Summer Lobster Pasta with Heirloom Tomatoes and Basil

Pasta is one of my all time favorite indulgences and I LOVE lobster so put the two together in a recipe and I am in foody heaven! During the summertime I am constantly buying tomatoes at the store of all kinds and sizes because they are so sweet and juicy. Last night I had a lobster party thanks to Casa Mia and came up with this recipe. It is such an easy dish that brings a lot of wow factor. I boil the pasta in the same water that I cook the lobster in which gives the noodles such a delicious seafood flavor. The lobster tails go a long way in this dish which makes it seem like you spent a lot of money when you really don’t have to! Lobster pasta is one dish I highly recommend for your next dinner party. I promise all of your guests will love it!
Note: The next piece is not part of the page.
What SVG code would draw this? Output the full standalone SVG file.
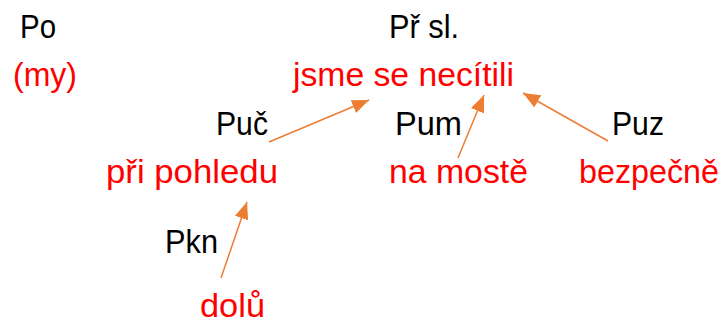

Summer Lobster Pasta with Heirloom Tomatoes and Basil

  • Prep Time: 5m
  • Cook Time: 25m
  • Total Time: 30m
  • Serves: 4

Ingredients

  • 4 lobster tails
  • 1 lb spaghetti pasta
  • 3 large shallots, minced
  • 4 garlic cloves, minced
  • 1/3 c white wine
  • 1 c pasta water (you may not use this whole amount)
  • 2 pt baby heirloom or cherry tomatoes
  • 2 c fresh basil, chopped
  • 1/2 c parmesan cheese, plus more for topping

Instructions

  1. Bring a large pot of water to a boil. Add a big pinch of salt to the water. When the water is boiling, drop in the lobster tails. Cook the lobsters until the shells turn bright red and they curl up. They should only take 6-8 minutes to cook. When the lobster is done, remove it from the water and set aside.
  2. Drop the spaghetti in the same boiling water that the lobster was cooking in and cook according to the package instructions. I like my pasta al dente which usually takes between 8-12 minutes. You do not want to over cook the pasta because it is going to finish cooking in the sauce.
  3. While the pasta is boiling, it’s time to start the sauce. Heat a large nonstick skillet or dutch oven to medium heat. Add 2 tablespoons olive oil along with the shallots. Let the shallots cook until almost translucent. This will take about 4-6 minutes. When the shallots are almost done, add the garlic to the pan. Cook the garlic for a minute then pour in the baby tomatoes. Bring the heat to medium high and add in the wine.
  4. Let the alcohol cook out of the wine and reduce by half. Once the wine is reduced, add in ¼-1/2 cup pasta water and let the “sauce” simmer for 15- 20 minutes. I like most of the tomatoes to burst but have a few of them still whole. Also, some tomatoes are juicer than others, so I add pasta water as the sauce cooks until I think it’s the right consistency. Season the sauce with salt and pepper.
  5. When the lobster is cool enough to handle, remove the meat from the shell and chop into bite size pieces.
  6. When the pasta is done, add it directly to the pan with the sauce. Add the chopped lobster and parmesan as well and toss everything together. If the sauce is too thick, add a splash more pasta water.
  7. At the last minute, add in the chopped basil. Give the pasta a toss and taste it to make sure you don’t need to add anymore salt or pepper.
  8. Plate the pasta on a large dish and serve immediately! I like to top mine with extra basil leaves and fresh grated parmesan. Enjoy!